When I'm playing a show, most of the time my eyes are closed. As a drummer, I'm listening very closely to everything that the other instruments are doing. I'm not just listening to hear musical cues for expected and unexpected changes. I'm mostly trying to sink as deep into the sound as I can get, so I can play without thinking about the mechanics of it all. When I'm playing Zeppelin, I put my head down and get back to that place I was in as a teenager, air drumming and just letting the music carry me away. I'm mostly blind for the show, eyes open or not. If I do have a moment of distraction that takes me out of that place, I just squeeze my eyes shut and catch a tail of the music, and let it pull me out of myself again.

The whole time I'm on stage I'm hoping that the connection I'm making with the listener is a musical conversation. I'm hitting the drums as a kind of language that's reaching out to eardrums and, if I'm doing it right, conveying the emotion of the song. I'm speaking to the other players as well, showing my support for what they're saying and responding to what they're telling me. By dancing, I try to make people want to dance, by pounding I try to make people want to yell, by pulling back I try to draw people to the stage to want more. I know this language now... it's a little hard to describe, as you can see.
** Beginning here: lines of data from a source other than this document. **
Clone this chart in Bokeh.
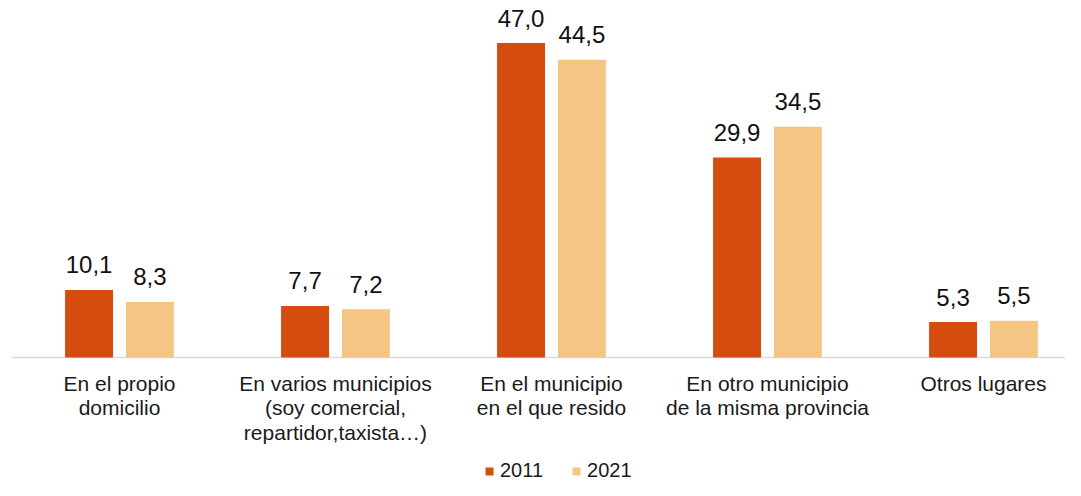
from bokeh.plotting import figure
from bokeh.models import ColumnDataSource, Range1d, Legend, LegendItem
from bokeh.core.properties import value
from bokeh.transform import dodge
from bokeh.embed import file_html
from bokeh.resources import INLINE

categories = [
    "En el propio\ndomicilio",
    "En varios municipios\n(soy comercial,\nrepartidor,taxista…)",
    "En el municipio\nen el que resido",
    "En otro municipio\nde la misma provincia",
    "Otros lugares",
]
series_names = ["2011", "2021"]
values_2011 = [10.1, 7.7, 47.0, 29.9, 5.3]
values_2021 = [8.3, 7.2, 44.5, 34.5, 5.5]

COL_2011 = "#D64C0F"
COL_2021 = "#F4C583"
FONT = "Liberation Sans"

W, H = 1065, 480
cat_px = 216.0           # pixels per category
first_center_px = 119.0  # screen x of first category centre
base_px = 357.0          # screen y of baseline
unit_px = 6.69           # pixels per value unit

x0 = -first_center_px / cat_px
x1 = x0 + W / cat_px
y1 = base_px / unit_px
y0 = -(H - base_px) / unit_px

idx = list(range(len(categories)))
src = ColumnDataSource(dict(
    x=idx,
    zero=[0] * len(idx),
    cat=categories,
    v11=values_2011,
    v21=values_2021,
    t11=[f"{v:.1f}".replace(".", ",") for v in values_2011],
    t21=[f"{v:.1f}".replace(".", ",") for v in values_2021],
))

p = figure(width=W, height=H, output_backend="svg", toolbar_location=None,
           x_range=Range1d(x0, x1), y_range=Range1d(y0, y1),
           min_border=0, x_axis_location=None, y_axis_location=None)
p.outline_line_color = None
p.xgrid.visible = False
p.ygrid.visible = False

# baseline
p.segment(x0=[-0.5], y0=[0], x1=[x1], y1=[0], line_color="#D9D9D9", line_width=1.5)

off = 0.141
bw = 0.222
r1 = p.vbar(x=dodge("x", -off), top="v11", width=bw, source=src, fill_color=COL_2011, line_color=None)
r2 = p.vbar(x=dodge("x", off), top="v21", width=bw, source=src, fill_color=COL_2021, line_color=None)

for col, ycol, xo in (("t11", "v11", -off), ("t21", "v21", off)):
    p.text(x=dodge("x", xo), y=ycol, text=col, source=src, y_offset=-25,
           text_align="center", text_baseline="alphabetic",
           text_font=value(FONT), text_font_size="24px", text_color="#111111")

p.text(x="x", y="zero", text="cat", source=src, y_offset=14,
       text_align="center", text_baseline="top", text_line_height=1.075,
       text_font=value(FONT), text_font_size="21px", text_color="#1a1a1a")

legend = Legend(items=[LegendItem(label=series_names[0], renderers=[r1]),
                       LegendItem(label=series_names[1], renderers=[r2])],
                orientation="horizontal", location=(484, -2),
                glyph_width=10, glyph_height=10, label_standoff=6, spacing=28,
                label_text_font=FONT, label_text_font_size="20px", label_text_color="#1a1a1a",
                padding=0, margin=0, border_line_color=None, background_fill_alpha=0)
p.add_layout(legend, "center")

open("out.html", "w").write(file_html(p, INLINE))
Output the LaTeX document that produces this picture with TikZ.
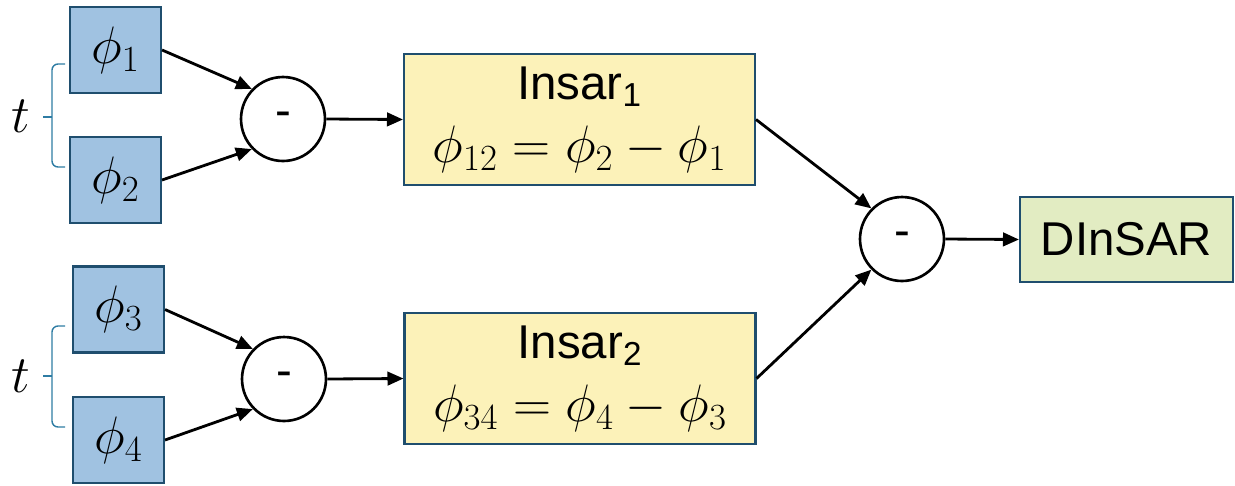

When I was recording vocals for the record, the goal was always to get inside the words the way that I get inside the music. The words have images and emotions that are very tangible to me. When I was working on the vocals, my rule was always that if I messed up one word, I would start over no matter what had come before. If I didn't get the word right, then I wasn't inhabiting the story. That's what makes a good vocalist, in my opinion. Same thing that makes a good drummer: you can have all the technical chops in the world, but if you don't know the story well enough to convey it, then you might as well be mute.

I love the frontperson I can't take my eyes off of, and it's always because they are completely inhabiting their story and their songs. I love frontpeople who stand in one place and the ones who run all over the place. I love the ones who belt it and the ones who sing in soft, lilting melodies. But I have to hear the story, and I have to believe that they're inside of it. Some vocalists never seem to look at the audience, and yet I'm captivated. Maybe it's not about reaching out and grabbing people by their collars to make them listen. Although I like those singers too.

I don't know what it will be like up there, and if I'll be able to do that. Probably not. But that will be the goal. And I'm finding that it's not just vocal practice I need to work on. It's a lot of other little mind games to play in order to get to a place where I can tell my story honestly and true. How will I connect with the listener? I haven't figured that out yet. It's somewhere in these thoughts, though, the answer.